TORONTO-The costs related to the company’s acquisition of Saks Inc., which closed in November, flooded additional red ink onto Hudson’s Bay Co. bottom line in its fiscal third quarter ending on Nov. 2.
The retailer’s net loss in the quarter totaled C$124.2 million (U.S.$ $119.2 million), compared to C$14.4 million (about the same in U.S. dollars, using average exchange rates for the two periods). Hudson’s Bay incurred acquisition-related finance costs of C$123.4 million (U.S. $118.5 million) as it ramped up to the Saks acquisition closing. In addition, selling, general and administrative expenses rose 8.6 percent in dollars and 100 basis points as a percentage of sales, to 39.5 percent.
Helped by the onset of the holiday shopping season, Hudson’s Bay’s net sales finished 5.8 percent ahead of the third quarter of last year, totaling C$984.1 million (U.S. $944.7 million). Same-store sales for the company as a whole were up 5.7 percent, including a 6.4 percent gain at Hudson’s Bay and an increase of 1.6 percent at Lord & Taylor. E-commerce sales for the company as a whole were up 58.3 percent. Gross margin picked up 120 basis points to finish at 40.2 percent.
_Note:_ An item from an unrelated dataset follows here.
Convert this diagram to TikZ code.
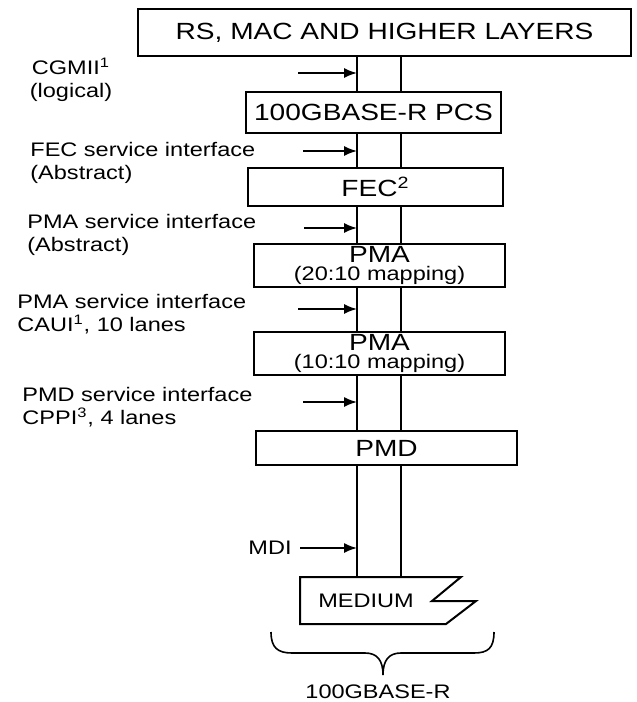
\documentclass[tikz,border=0pt]{standalone}
\usepackage{fontspec}
\setmainfont{Liberation Sans}[FakeStretch=1.2]
\usetikzlibrary{arrows.meta}

\newcommand{\lblfont}{\fontsize{9.8}{11.5}\selectfont}
\newcommand{\boxfont}{\fontsize{11.7}{11.5}\selectfont}

\begin{document}
\begin{tikzpicture}[x=0.5pt,y=-0.5pt,
  layer/.style={draw,line width=1pt,fill=white,inner sep=0pt,font=\boxfont,align=center},
  lbl/.style={font=\lblfont,inner sep=0pt,align=left,anchor=west},
  wire/.style={line width=0.8pt},
  sig/.style={line width=0.8pt,-{Latex[length=6.5pt,width=5pt]}}]
  \useasboundingbox (0,0) rectangle (637,702);
  % the two lines of the stack
  \coordinate (wl) at (357,0);
  \coordinate (wr) at (401,0);
  \coordinate (mtop) at (380,577);
  % layers
  \node[layer,minimum width=246.5pt,minimum height=23.5pt] (top) at (384.5,32.5) {RS, MAC AND HIGHER LAYERS};
  \node[layer,minimum width=127.5pt,minimum height=20.5pt] (pcs) at (373.5,112.5) {100GBASE-R PCS};
  \node[layer,minimum width=127.5pt,minimum height=19pt] (fec) at (375.5,187) {FEC\textsuperscript{2}};
  \node[layer,minimum width=125.5pt,minimum height=21.5pt] (pmaA) at (379.5,265.5) {PMA\\[-2.6pt]{\lblfont(20:10 mapping)}};
  \node[layer,minimum width=125.5pt,minimum height=21.5pt] (pmaB) at (379.5,353.5) {PMA\\[-2.6pt]{\lblfont(10:10 mapping)}};
  \node[layer,minimum width=130.5pt,minimum height=17pt] (pmd) at (386.5,448) {PMD};
  \draw[line width=1pt] (300,577) -- (461,577) -- (432,601) -- (476,601) -- (446,624) -- (300,624) -- cycle;
  \node[font=\lblfont,inner sep=0pt] (medium) at (366,601) {MEDIUM};
  % wires between layers
  \foreach \a/\b in {top/pcs,pcs/fec,fec/pmaA,pmaA/pmaB,pmaB/pmd}
    \draw[wire] (\a.south -| wl) -- (\b.north -| wl) (\a.south -| wr) -- (\b.north -| wr);
  \draw[wire] (pmd.south -| wl) -- (mtop -| wl) (pmd.south -| wr) -- (mtop -| wr);
  % interfaces
  \node[lbl,anchor=center,align=center] (cgmii) at (71,80) {CGMII\textsuperscript{1}\\(logical)};
  \node[lbl] (fecsi) at (30,162.5) {FEC service interface\\(Abstract)};
  \node[lbl] (pmasiA) at (27,234.5) {PMA service interface\\(Abstract)};
  \node[lbl] (pmasiB) at (17,314) {PMA service interface\\CAUI\textsuperscript{1}, 10 lanes};
  \node[lbl] (pmdsi) at (22,407.5) {PMD service interface\\CPPI\textsuperscript{3}, 4 lanes};
  \node[lbl,anchor=east] (mdi) at (292,548) {MDI};
  \coordinate (t1) at (298,73);
  \coordinate (t2) at (303,151);
  \coordinate (t3) at (304,228);
  \coordinate (t4) at (298,309);
  \coordinate (t5) at (303,402);
  \coordinate (t6) at (300,548);
  \foreach \i in {1,...,6}
    \draw[sig] (t\i) -- (t\i -| wl);
  % brace
  \draw[wire] (271,632) .. controls (271,648) and (278,653) .. (292,653) -- (365,653)
    .. controls (377,653) and (383,660) .. (383,675)
    .. controls (383,660) and (389,653) .. (401,653) -- (474,653)
    .. controls (488,653) and (494,648) .. (494,632);
  \node[font=\lblfont,inner sep=0pt] (phy) at (378,692) {100GBASE-R};
\end{tikzpicture}
\end{document}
Richard Baker, Hudson’s Bay’s governor and CEO, said the company is focused on the holiday shopping season, and said investments made in both its stores and its omnichannel platform “have produced clear and promising results.” Going into 2014, the integration of Saks—which “provides us with the ability to offer our customers an impressive range of shopping experiences”—will be a key priority, Baker said.